■ **Problem statement**
Transcribe only the part of the material below that begins at the line containing "Write the Plotly code for this chart." and ends at the line containing "Y_RANGE = [-1.9, 0.9]", with both kept and images left out.

■ **Task inputs**
--- Begin ---
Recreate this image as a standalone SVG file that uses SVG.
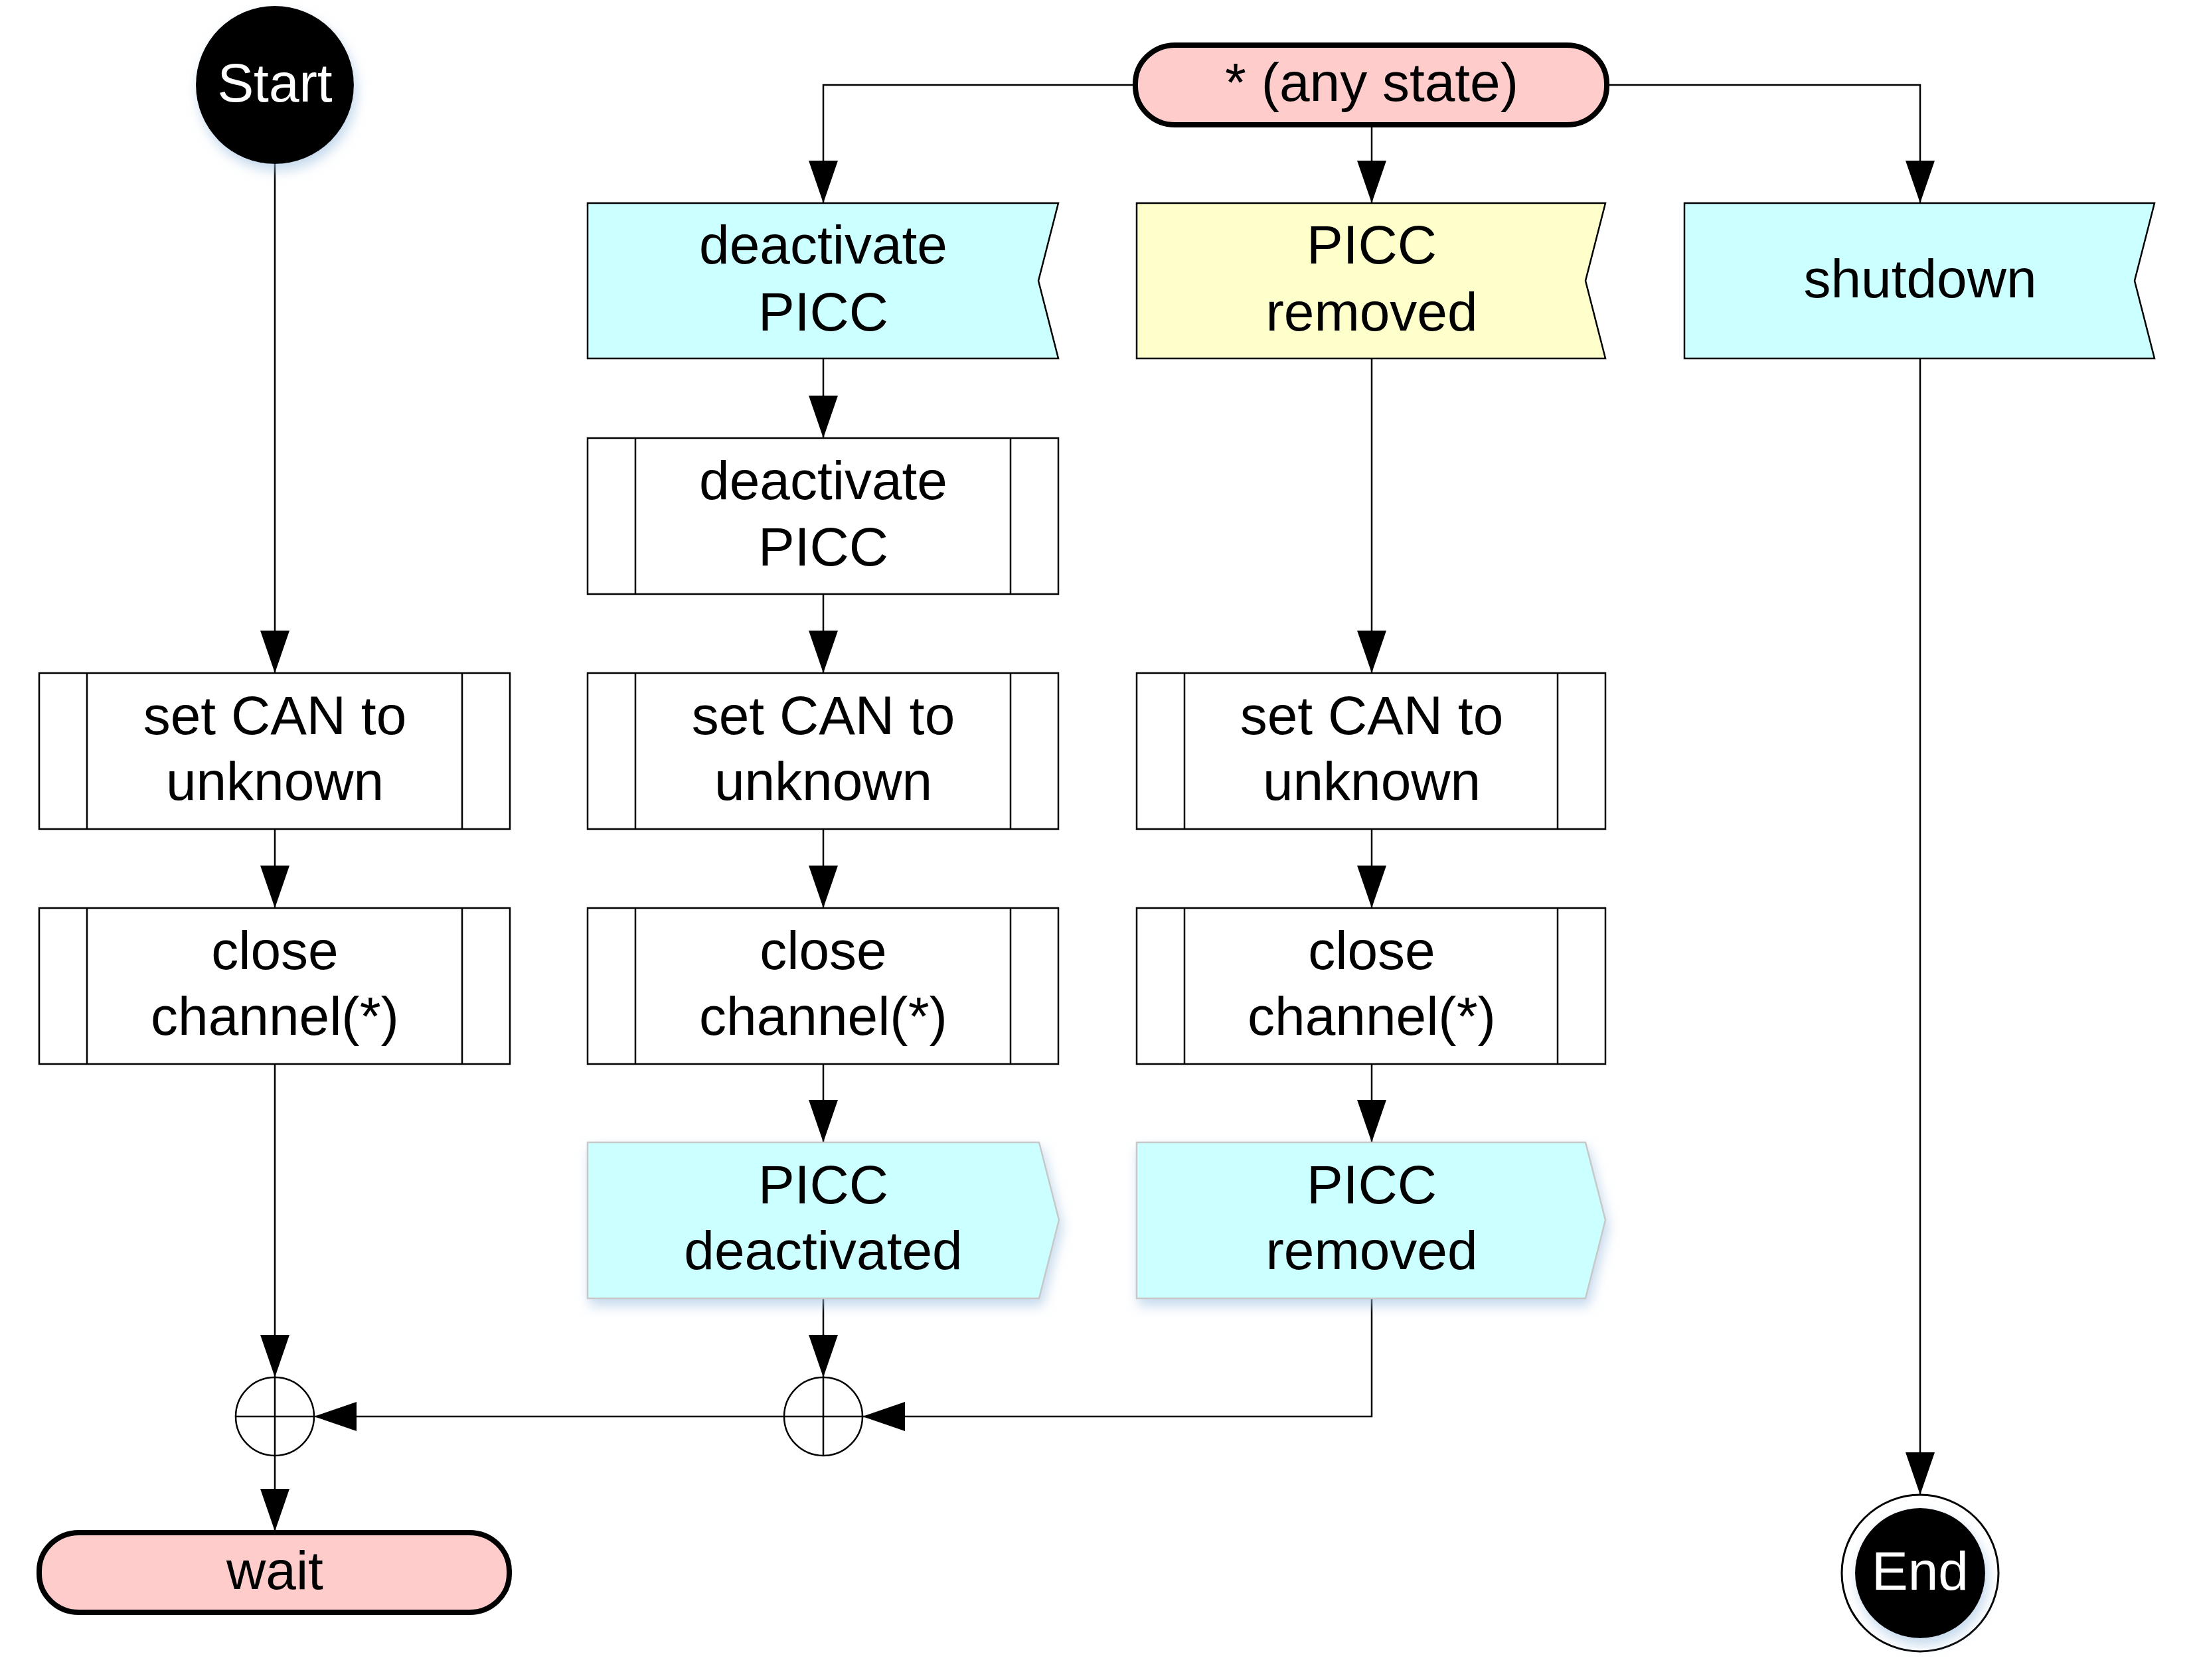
--- End ---
--- Begin ---
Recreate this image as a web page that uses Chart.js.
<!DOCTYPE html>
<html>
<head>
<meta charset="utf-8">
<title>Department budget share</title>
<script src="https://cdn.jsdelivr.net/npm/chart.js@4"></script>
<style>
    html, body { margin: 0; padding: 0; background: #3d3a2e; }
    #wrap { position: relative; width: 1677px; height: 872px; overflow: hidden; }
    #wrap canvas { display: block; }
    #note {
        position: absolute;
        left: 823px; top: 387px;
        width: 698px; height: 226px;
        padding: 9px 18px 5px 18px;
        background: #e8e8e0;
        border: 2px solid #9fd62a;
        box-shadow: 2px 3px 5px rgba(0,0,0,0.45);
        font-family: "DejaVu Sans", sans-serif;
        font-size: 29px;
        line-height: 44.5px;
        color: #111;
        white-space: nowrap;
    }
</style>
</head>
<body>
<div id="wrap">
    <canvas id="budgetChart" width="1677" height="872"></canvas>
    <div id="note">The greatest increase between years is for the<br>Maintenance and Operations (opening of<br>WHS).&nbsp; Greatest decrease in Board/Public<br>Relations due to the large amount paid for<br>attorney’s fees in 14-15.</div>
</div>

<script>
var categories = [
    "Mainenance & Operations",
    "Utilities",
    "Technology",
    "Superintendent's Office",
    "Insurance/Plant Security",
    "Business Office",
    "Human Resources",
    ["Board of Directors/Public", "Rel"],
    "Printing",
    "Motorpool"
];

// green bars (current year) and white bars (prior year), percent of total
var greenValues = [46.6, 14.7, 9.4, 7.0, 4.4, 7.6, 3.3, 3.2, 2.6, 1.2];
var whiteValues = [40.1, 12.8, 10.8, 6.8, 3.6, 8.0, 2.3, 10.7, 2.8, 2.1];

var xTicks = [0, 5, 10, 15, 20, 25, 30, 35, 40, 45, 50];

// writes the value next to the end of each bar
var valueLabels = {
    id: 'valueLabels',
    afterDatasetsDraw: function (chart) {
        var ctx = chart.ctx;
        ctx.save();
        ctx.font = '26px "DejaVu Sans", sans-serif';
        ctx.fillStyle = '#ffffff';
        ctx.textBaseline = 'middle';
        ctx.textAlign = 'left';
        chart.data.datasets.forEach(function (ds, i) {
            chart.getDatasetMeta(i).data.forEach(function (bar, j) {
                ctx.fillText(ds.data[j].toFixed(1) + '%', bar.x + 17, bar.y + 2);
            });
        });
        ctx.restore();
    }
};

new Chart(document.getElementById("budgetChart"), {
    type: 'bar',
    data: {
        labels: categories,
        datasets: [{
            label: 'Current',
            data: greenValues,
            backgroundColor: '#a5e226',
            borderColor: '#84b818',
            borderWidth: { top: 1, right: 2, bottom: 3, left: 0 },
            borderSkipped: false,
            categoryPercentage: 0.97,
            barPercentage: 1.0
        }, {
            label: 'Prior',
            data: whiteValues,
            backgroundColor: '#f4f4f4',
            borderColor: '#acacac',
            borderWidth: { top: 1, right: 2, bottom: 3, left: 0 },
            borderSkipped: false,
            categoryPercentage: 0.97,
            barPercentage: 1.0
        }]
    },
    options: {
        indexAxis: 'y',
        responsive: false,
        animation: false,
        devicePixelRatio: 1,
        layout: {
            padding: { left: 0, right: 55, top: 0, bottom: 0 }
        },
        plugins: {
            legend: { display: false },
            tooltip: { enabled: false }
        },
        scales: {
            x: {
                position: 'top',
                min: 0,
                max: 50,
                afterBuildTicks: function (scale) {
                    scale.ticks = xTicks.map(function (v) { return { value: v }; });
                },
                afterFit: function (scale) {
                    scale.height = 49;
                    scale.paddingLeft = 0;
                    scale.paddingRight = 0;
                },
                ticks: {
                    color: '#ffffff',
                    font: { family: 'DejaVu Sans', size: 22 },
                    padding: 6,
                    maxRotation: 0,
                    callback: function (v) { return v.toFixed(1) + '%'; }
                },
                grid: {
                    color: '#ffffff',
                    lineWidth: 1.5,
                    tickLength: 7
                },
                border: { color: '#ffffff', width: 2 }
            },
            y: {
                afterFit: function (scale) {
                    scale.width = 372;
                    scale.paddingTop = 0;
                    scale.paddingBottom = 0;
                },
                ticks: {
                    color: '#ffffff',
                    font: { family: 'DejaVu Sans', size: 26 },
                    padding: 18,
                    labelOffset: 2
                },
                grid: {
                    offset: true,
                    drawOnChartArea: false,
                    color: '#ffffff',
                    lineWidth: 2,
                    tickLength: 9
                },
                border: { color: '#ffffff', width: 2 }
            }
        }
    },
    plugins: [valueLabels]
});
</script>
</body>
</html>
--- End ---
--- Begin ---
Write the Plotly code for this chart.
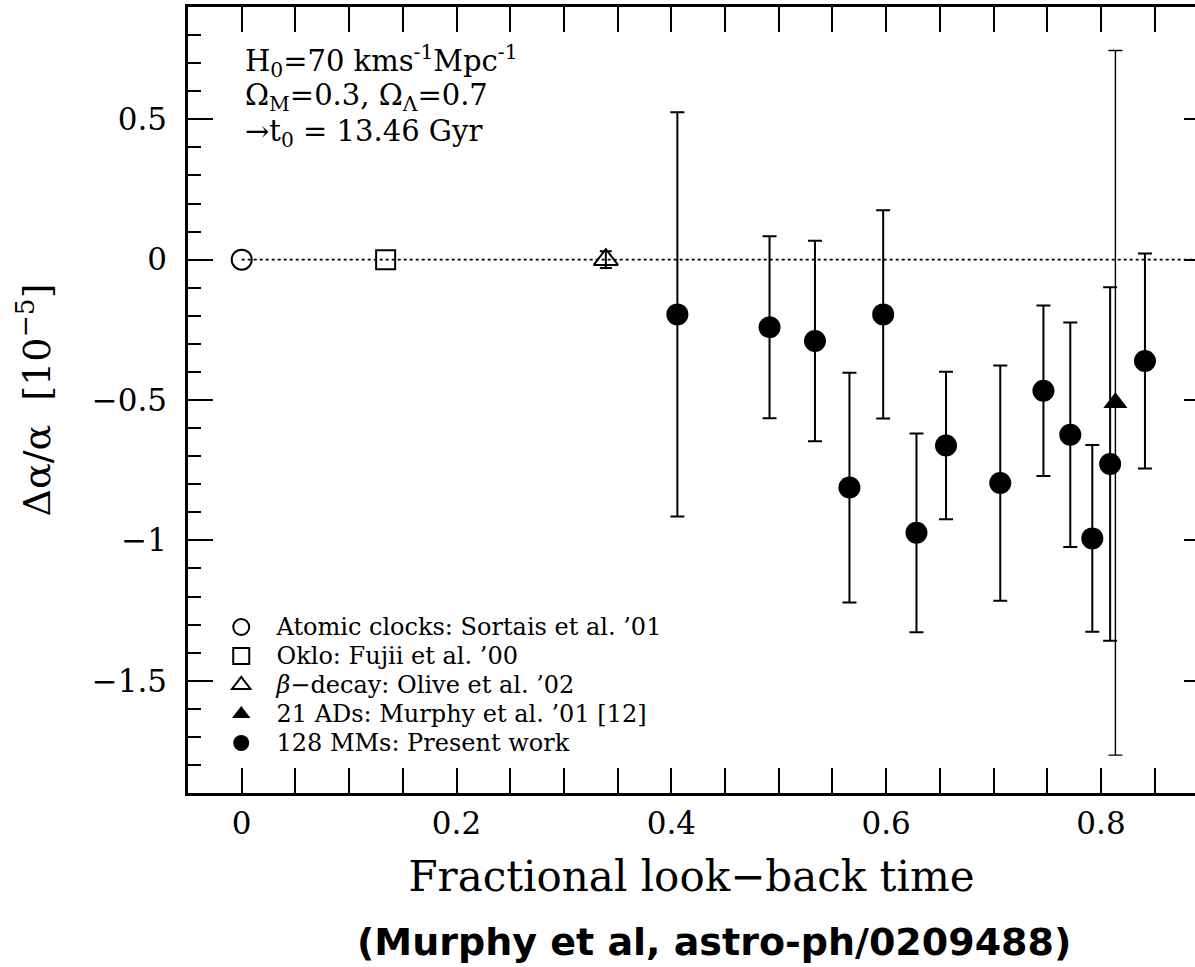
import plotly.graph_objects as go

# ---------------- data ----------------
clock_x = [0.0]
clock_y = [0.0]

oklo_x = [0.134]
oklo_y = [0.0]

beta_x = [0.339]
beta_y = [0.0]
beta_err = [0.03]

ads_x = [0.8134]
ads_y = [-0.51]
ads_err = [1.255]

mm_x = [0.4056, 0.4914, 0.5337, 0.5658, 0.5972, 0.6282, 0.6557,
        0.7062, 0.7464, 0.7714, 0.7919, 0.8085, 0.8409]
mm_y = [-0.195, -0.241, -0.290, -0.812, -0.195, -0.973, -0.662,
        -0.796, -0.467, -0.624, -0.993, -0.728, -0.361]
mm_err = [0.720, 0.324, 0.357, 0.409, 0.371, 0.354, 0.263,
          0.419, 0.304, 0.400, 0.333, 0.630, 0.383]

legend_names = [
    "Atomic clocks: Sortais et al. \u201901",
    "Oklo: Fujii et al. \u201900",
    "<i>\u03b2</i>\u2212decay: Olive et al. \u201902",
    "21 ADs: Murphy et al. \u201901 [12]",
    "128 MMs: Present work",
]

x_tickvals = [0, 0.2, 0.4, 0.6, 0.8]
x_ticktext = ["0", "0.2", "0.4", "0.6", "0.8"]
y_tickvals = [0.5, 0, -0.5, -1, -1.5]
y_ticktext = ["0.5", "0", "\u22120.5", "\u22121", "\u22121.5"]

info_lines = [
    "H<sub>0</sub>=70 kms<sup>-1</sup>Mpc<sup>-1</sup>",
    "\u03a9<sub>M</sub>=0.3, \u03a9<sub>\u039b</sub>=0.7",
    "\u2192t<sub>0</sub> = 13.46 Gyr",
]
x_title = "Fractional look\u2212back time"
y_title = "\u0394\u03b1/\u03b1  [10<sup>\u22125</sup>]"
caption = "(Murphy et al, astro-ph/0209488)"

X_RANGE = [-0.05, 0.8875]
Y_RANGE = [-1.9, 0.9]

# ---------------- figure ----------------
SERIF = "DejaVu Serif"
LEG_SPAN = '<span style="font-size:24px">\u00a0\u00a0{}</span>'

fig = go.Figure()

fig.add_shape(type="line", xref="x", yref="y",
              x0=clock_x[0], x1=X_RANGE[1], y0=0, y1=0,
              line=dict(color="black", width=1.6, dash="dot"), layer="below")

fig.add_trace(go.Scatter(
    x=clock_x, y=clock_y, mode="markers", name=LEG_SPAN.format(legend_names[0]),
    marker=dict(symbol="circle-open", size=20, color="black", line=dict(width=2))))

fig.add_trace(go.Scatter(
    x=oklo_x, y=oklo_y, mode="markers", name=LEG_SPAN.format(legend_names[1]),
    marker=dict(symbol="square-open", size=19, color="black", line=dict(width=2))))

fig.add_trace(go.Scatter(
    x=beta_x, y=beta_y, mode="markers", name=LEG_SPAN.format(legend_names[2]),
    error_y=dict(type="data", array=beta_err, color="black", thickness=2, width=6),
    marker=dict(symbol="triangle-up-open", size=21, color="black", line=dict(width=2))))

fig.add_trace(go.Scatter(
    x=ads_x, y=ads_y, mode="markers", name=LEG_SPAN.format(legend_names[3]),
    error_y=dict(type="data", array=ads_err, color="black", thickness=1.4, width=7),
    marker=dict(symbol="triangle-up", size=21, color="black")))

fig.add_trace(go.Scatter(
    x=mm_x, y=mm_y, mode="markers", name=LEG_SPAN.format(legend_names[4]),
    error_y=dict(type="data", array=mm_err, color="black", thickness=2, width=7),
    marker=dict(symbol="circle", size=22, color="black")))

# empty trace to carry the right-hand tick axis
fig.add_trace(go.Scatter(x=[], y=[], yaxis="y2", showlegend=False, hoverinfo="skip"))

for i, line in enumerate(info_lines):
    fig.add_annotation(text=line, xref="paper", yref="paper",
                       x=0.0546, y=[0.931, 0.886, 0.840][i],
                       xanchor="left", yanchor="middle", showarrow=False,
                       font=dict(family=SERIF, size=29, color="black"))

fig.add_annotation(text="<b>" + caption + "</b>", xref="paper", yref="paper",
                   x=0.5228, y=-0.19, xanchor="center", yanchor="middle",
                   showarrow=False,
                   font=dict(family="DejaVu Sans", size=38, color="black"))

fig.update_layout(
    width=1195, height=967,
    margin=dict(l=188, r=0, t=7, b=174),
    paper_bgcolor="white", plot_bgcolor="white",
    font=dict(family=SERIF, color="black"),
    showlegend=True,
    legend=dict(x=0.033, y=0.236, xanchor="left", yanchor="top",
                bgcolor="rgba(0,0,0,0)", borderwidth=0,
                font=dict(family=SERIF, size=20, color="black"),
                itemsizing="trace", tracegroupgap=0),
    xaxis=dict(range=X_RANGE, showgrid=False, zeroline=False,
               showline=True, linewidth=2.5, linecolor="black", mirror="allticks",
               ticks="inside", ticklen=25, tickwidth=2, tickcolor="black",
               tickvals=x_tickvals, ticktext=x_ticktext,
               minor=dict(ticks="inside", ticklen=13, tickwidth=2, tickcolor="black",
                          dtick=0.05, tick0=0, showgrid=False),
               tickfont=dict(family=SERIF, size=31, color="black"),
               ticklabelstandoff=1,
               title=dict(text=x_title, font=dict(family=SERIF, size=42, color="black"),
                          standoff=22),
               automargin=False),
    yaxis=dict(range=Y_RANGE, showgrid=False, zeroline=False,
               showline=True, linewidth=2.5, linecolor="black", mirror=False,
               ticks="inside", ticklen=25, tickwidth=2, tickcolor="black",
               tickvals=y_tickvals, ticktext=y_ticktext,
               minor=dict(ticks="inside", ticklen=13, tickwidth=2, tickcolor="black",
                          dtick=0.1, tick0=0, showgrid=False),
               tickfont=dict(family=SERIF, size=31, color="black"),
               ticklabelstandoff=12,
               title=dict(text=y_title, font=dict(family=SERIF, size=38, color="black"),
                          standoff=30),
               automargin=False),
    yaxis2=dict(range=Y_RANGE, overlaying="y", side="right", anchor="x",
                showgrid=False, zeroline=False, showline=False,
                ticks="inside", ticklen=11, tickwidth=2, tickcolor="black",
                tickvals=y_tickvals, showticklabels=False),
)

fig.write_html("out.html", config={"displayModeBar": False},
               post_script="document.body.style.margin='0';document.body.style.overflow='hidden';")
--- End ---
■ **Response to this exercise**
Write the Plotly code for this chart.
import plotly.graph_objects as go

# ---------------- data ----------------
clock_x = [0.0]
clock_y = [0.0]

oklo_x = [0.134]
oklo_y = [0.0]

beta_x = [0.339]
beta_y = [0.0]
beta_err = [0.03]

ads_x = [0.8134]
ads_y = [-0.51]
ads_err = [1.255]

mm_x = [0.4056, 0.4914, 0.5337, 0.5658, 0.5972, 0.6282, 0.6557,
        0.7062, 0.7464, 0.7714, 0.7919, 0.8085, 0.8409]
mm_y = [-0.195, -0.241, -0.290, -0.812, -0.195, -0.973, -0.662,
        -0.796, -0.467, -0.624, -0.993, -0.728, -0.361]
mm_err = [0.720, 0.324, 0.357, 0.409, 0.371, 0.354, 0.263,
          0.419, 0.304, 0.400, 0.333, 0.630, 0.383]

legend_names = [
    "Atomic clocks: Sortais et al. \u201901",
    "Oklo: Fujii et al. \u201900",
    "<i>\u03b2</i>\u2212decay: Olive et al. \u201902",
    "21 ADs: Murphy et al. \u201901 [12]",
    "128 MMs: Present work",
]

x_tickvals = [0, 0.2, 0.4, 0.6, 0.8]
x_ticktext = ["0", "0.2", "0.4", "0.6", "0.8"]
y_tickvals = [0.5, 0, -0.5, -1, -1.5]
y_ticktext = ["0.5", "0", "\u22120.5", "\u22121", "\u22121.5"]

info_lines = [
    "H<sub>0</sub>=70 kms<sup>-1</sup>Mpc<sup>-1</sup>",
    "\u03a9<sub>M</sub>=0.3, \u03a9<sub>\u039b</sub>=0.7",
    "\u2192t<sub>0</sub> = 13.46 Gyr",
]
x_title = "Fractional look\u2212back time"
y_title = "\u0394\u03b1/\u03b1  [10<sup>\u22125</sup>]"
caption = "(Murphy et al, astro-ph/0209488)"

X_RANGE = [-0.05, 0.8875]
Y_RANGE = [-1.9, 0.9]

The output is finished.